Ángelus del domingo 30 de septiembre de 1990
JUAN PABLO II
ÁNGELUS
Domingo 30 de septiembre de 1990
Queridísimos hermanos y hermanas:
1. Con la solemne celebración eucarística de esta mañana en la basílica vaticana hemos abierto oficialmente los trabajos del Sínodo convocado para estudiar los problemas que plantea la formación sacerdotal. Durante los meses pasados, aprovechando la ocasión de los "Ángelus" dominicales, me he detenido a reflexionar sobre el sacerdocio ministerial en la Iglesia: sobre lo que es y lo que comporta según la intención de Cristo, que lo instituyó y sigue siendo su realización incomparable y perfecta. Así, he venido ilustrando la riqueza del misterio que se expresa en el sacerdote y he analizado las principales cualidades que debe poseer para cumplir bien su misión.
En esta perspectiva han surgido, por lo que se refiere más particularmente a la formación del sacerdote, algunas orientaciones que, aunque no pretenden ser exhaustivas, constituyen puntos de reflexión útiles.
2. Ahora que el sínodo ha comenzado, queridos hermanos y hermanas, es preciso que todos se empeñen con renovado impulso en la oración, sostenidos por la viva confianza en la acción iluminadora del Espíritu Santo.
El Espíritu Santo conoce las exigencias de la formación sacerdotal infinitamente más que todos nosotros. Él sabe en qué consiste el misterio del sacerdote y cómo se debe vivir concretamente este misterio.
¿No fue quizá el Espíritu quien, en el momento de la Encarnación, actuó de manera decisiva en la formación de la naturaleza humana del primer Sacerdote? ¿No fue a él a quien Jesús atribuyó una influencia especial sobre todo su ministerio terrestre, cuando en la sinagoga de Nazaret se aplicó a sí mismo el oráculo de Isaías: "El Espíritu del Señor sobre mí" (Lc 4, 18)? Este papel determinante del Espíritu en la formación del Sumo Sacerdote, nos muestra que es precisamente a él a quien debemos confiar todos nuestros esfuerzos para la formación de aquellos que deben reproducir hoy en sí mismos el modelo de Cristo, imitándolo en su vida y en su misión.

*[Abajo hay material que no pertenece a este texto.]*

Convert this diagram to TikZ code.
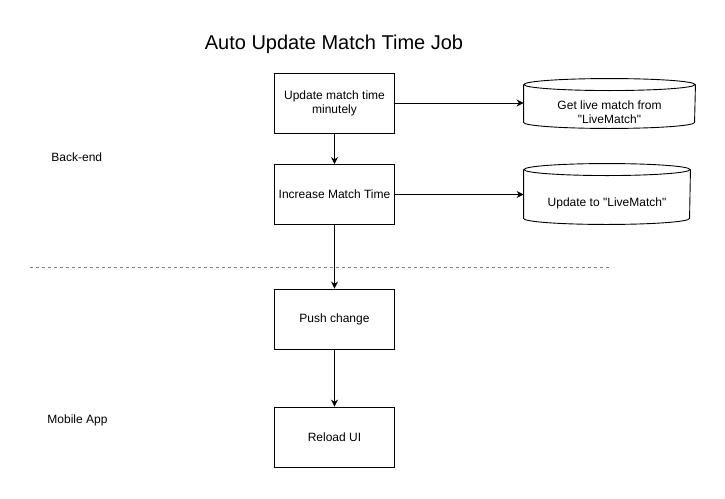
\documentclass[tikz,border=0pt]{standalone}
\usepackage{fontspec}
\setmainfont{Liberation Sans}
\usetikzlibrary{arrows.meta}
\begin{document}
\begin{tikzpicture}[
            x=1pt, y=-1pt,
            line width=0.9pt,
            every node/.style={font=\fontsize{12}{14}\selectfont},
            job box/.style={rectangle,draw,minimum width=120,minimum height=60,align=center},
            db node/.style={rectangle,inner sep=0},
            db text/.style={align=center,yshift=-9pt},
            flow/.style={-{Stealth[length=7pt,width=7pt]}}]
            \useasboundingbox (0,0) rectangle (725,498);
                    % Define vertices
            \node[font=\fontsize{20}{24}\selectfont] (title) at (334,44) {Auto Update Match Time Job};
            \node[anchor=west,inner sep=0] (backend) at (51,157) {Back-end};
            \node[anchor=west,inner sep=0] (mobile) at (47,420) {Mobile App};
            \node[job box] (update) at (334.5,103) {Update match time\\minutely};
            \node[job box] (increase) at (334.5,194.5) {Increase Match Time};
            \node[job box] (push) at (334.5,319) {Push change};
            \node[job box] (reload) at (334.5,437) {Reload UI};
            \node[db node,minimum width=171,minimum height=49,
                label={[db text]center:{Get live match from\\\textquotedbl LiveMatch\textquotedbl}}] (getlive) at (609.5,103.5) {};
            \node[db node,minimum width=166,minimum height=60,
                label={[db text]center:{Update to \textquotedbl LiveMatch\textquotedbl}}] (setlive) at (607,194) {};
            \coordinate (split west) at (30,267);
            \coordinate (split east) at (610,267);
                    % Database outlines
            \foreach \n/\r in {getlive/85.5, setlive/83}{
                \draw ([yshift=-6pt]\n.north) ellipse[x radius=\r pt, y radius=6pt];
                \draw ([yshift=-6pt]\n.north west) -- ([yshift=6pt]\n.south west)
                    arc[start angle=180, end angle=360, x radius=\r pt, y radius=6pt]
                    -- ([yshift=-6pt]\n.north east);
            }
                    % Define edges
            \draw[flow] (update) -- (increase);
            \draw[flow] (increase) -- (push);
            \draw[flow] (push) -- (reload);
            \draw[flow] (update.east) -- (update.east -| getlive.west);
            \draw[flow] (increase.east) -- (increase.east -| setlive.west);
            \draw[gray, dash pattern=on 3pt off 3pt] (split west) -- (split east);
        \end{tikzpicture}
\end{document}
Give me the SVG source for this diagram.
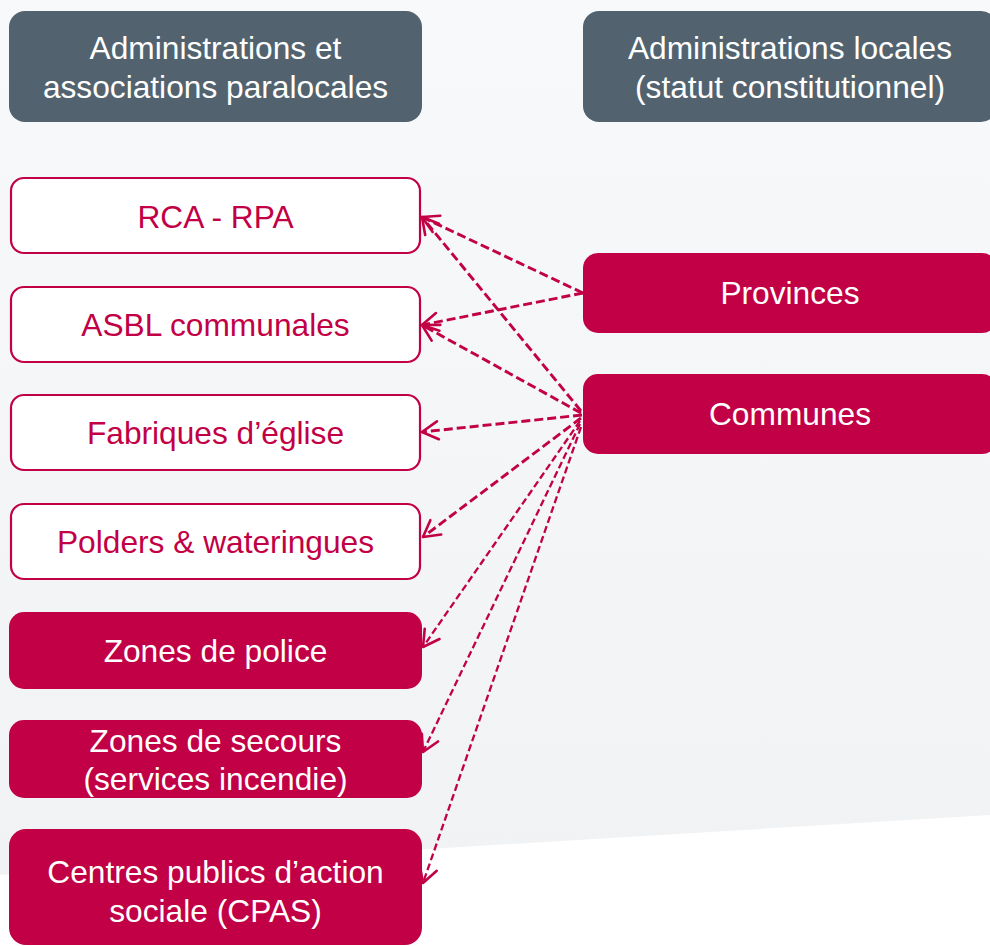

3. Toda la Iglesia cuenta, pues, con el Espíritu Santo: él será el que guiará de modo misterioso y soberano, en el respeto de las personas y de sus posibilidades de cooperación, los trabajos del sínodo. Nos confirma en esta confianza la experiencia inolvidable del Concilio Vaticano II, que constituyó un camino de Iglesia, trazado de manera sorprendente y magistral por el Espíritu Santo: él inspiró su convocación, él guió sus deliberaciones, llevándolas por caminos que a menudo nadie había previsto y que luego fueron cada vez más apreciados.
En el sínodo que está para comenzar el Espíritu Santo no dejará de estar presente y de actuar. Confiando en su asistencia, manifiesto la certeza de que este sínodo producirá frutos sustanciales y contribuirá al progreso de la formación sacerdotal.
Oremos a Aquella que fue la perfecta colaboradora del Espíritu Santo: que María santísima ayude a todos los miembros del sínodo a abrirse plenamente a su acción.